___ INFORMATION SHOWN ___

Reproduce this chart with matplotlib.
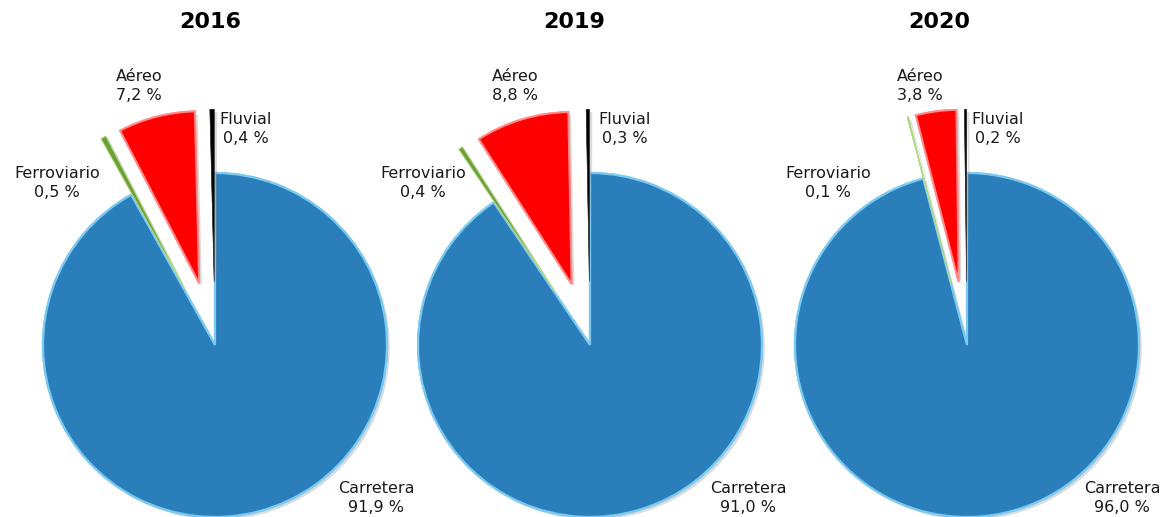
import matplotlib
matplotlib.use("Agg")
import matplotlib.pyplot as plt
import matplotlib.patheffects as pe

# data
years = ["2016", "2019", "2020"]
modes = ["Carretera", "Ferroviario", "Aéreo", "Fluvial"]
shares_2016 = [91.9, 0.5, 7.2, 0.4]
shares_2019 = [91.0, 0.4, 8.8, 0.3]
shares_2020 = [96.0, 0.1, 3.8, 0.2]
all_shares = [shares_2016, shares_2019, shares_2020]

# style / layout (pixels, y measured from top)
W, H = 1161, 517
R = 172
pie_cx = [215, 590, 967]
pie_cy = 345
title_x = [210, 574, 939]
title_y = 22
explode_frac = [0.0, 0.37, 0.37, 0.37]
face_cols = ["#2A7EBA", "#6E9F35", "#FF0000", "#000000"]
edge_cols = ["#7CCAF2", "#B8DC8C", "#FF8A8A", "#444444"]
edge_lw = [1.6, 0.6, 1.4, 0.4]
# label offsets from pie centre (px, y down)
label_off = [
    [(161, 153), (-158, -162), (-76, -259), (31, -216)],
    [(158, 153), (-167, -162), (-75, -259), (35, -216)],
    [(155, 153), (-139, -162), (-47, -259), (31, -216)],
]

fig = plt.figure(figsize=(W / 100, H / 100), dpi=100)
ax = fig.add_axes([0, 0, 1, 1])

for i, shares in enumerate(all_shares):
    cx, cy = pie_cx[i], H - pie_cy
    wedges, _ = ax.pie(shares, startangle=90, counterclock=False,
                       colors=face_cols, radius=R, center=(cx, cy),
                       explode=[e * R for e in explode_frac])
    for w, ec, lw in zip(wedges, edge_cols, edge_lw):
        w.set_edgecolor(ec)
        w.set_linewidth(lw)
        w.set_path_effects([pe.withSimplePatchShadow(offset=(2, -2),
                                                     shadow_rgbFace="#888888",
                                                     alpha=0.3),
                            pe.Normal()])
    for j, (name, v) in enumerate(zip(modes, shares)):
        dx, dy = label_off[i][j]
        txt = name + "\n" + f"{v:.1f}".replace(".", ",") + " %"
        ax.text(cx + dx, cy - dy, txt, ha="center", va="center",
                multialignment="center", fontsize=11.5, linespacing=1.3,
                color="#1a1a1a", family="DejaVu Sans")
    ax.text(title_x[i], H - title_y, years[i], ha="center", va="center",
            fontsize=16, fontweight="heavy", family="DejaVu Sans")

ax.set_xlim(0, W)
ax.set_ylim(0, H)
ax.set_aspect("equal")
ax.axis("off")
fig.savefig("out.png", dpi=100)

___

-- AIM OF THE EXERCISE --
Every line containing the string "matplotlib" must be listed.

-- ANSWER TO THIS PROBLEM --
Reproduce this chart with matplotlib.
import matplotlib
matplotlib.use("Agg")
import matplotlib.pyplot as plt
import matplotlib.patheffects as pe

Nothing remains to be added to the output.